The author, John Marek, is a writer and executive director of the Anson Economic Development Partnership.
My father loved ice cream. Some of my fondest memories involve piling into the car on a Sunday afternoon and driving to one of the nearby ice cream shops for a frozen treat. Most of the soft-serve places had only two flavors in those days, vanilla and chocolate, but there was a shop in the town of Castalia, 30 minutes from our house, that offered a rotating third flavor, usually strawberry, but occasionally peach or blueberry. That was sufficiently novel to justify making the trip three or four times each summer.
The drive to Castalia took us across the Sandusky Bay bridge and through a low-lying area of fields and marshy woods, where the trees came to within a few feet of the road. On a lonely stretch of that highway, an abandoned house sat in the middle of one of those thickets. It was two-story Victorian-style, set back 50 feet from the berm, with a rounded tower at one end. The exterior was the gray-white of peeling paint and exposed wood, and wild grapevines grew up the railings of the wrap-around porch.

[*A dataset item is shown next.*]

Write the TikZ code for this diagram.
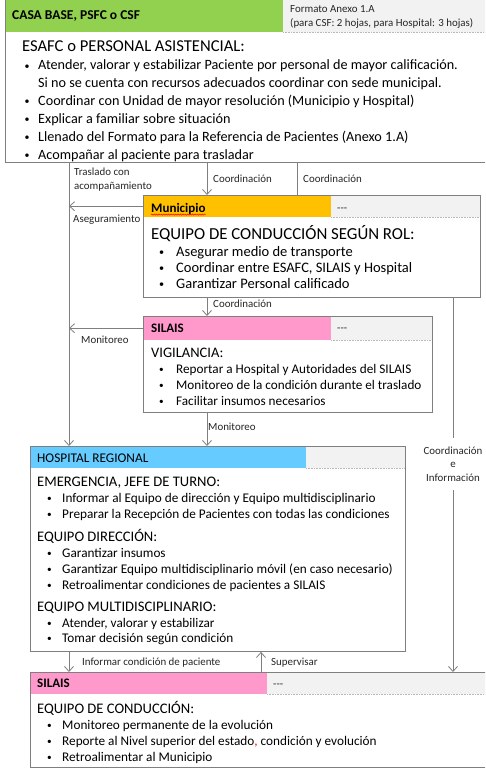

While the true story behind that house was likely something as mundane as a failed bank loan or a legal dispute, a more complex and significantly darker story took shape in my fertile imagination.
Every time we passed that house on the way to soft-serve, I would add a new detail, and over the course of the summer, I became convinced a malevolent force inhabited that woods: A family – mom, dad and three kids – had lived in the house until one day, the father snapped and killed everyone with a butcher knife before taking his own life with a shotgun. Everyone, that is, except for the youngest of the siblings who managed to escape into the woods and … (cue creepy music) was never heard from again.
It’s worth noting that I was probably 10 or 11 at the time, which means I was A) a pretty good storyteller for my age and B) pretty darn twisted for my age.
If I were writing this as a fiction piece, the story I conjured in my head would turn out to be accurate, and the long-missing youngest sibling would wave out to me in spectral form from the dark depths of the forest as we passed. The actual fate of the “haunted house,” however, was a bit less supernatural, if nearly as mysterious. The first trip of the following summer – ice cream places tend to close for winter in Ohio – I noticed that the lawn around the house was mowed, and the brush cut down from the porch. The next trip, the porch sported some bright new wood where the rotting timbers had been, and the windows had been replaced. Since we tended to make our ice cream runs on Sunday afternoons, I never got to see the work being done. It appeared as if the house was magically healing itself. The next time we passed, the house was painted a cheery baby blue, and the time after that, a new roof was in place. The haunted house had gone from a dark and sinister place to a cozy family home in less than a year.
I’m guessing that right about now, you are asking whether any of this has a point?
Well, it turns out that the family who did those renovations was a MOM, a DAD, and THREE CHILDREN, and what I had seen wasn’t a glimpse into a tragic past but a terrifying peek into the FUTURE … just kidding. No, if this story has a point, it’s that we tend to create narratives to explain things we don’t understand or fear, and those narratives often follow a set of loosely defined rules we call folklore. Unfortunately, the tale of the man who goes berserk and kills his family is as old as the written word and too often not fictional.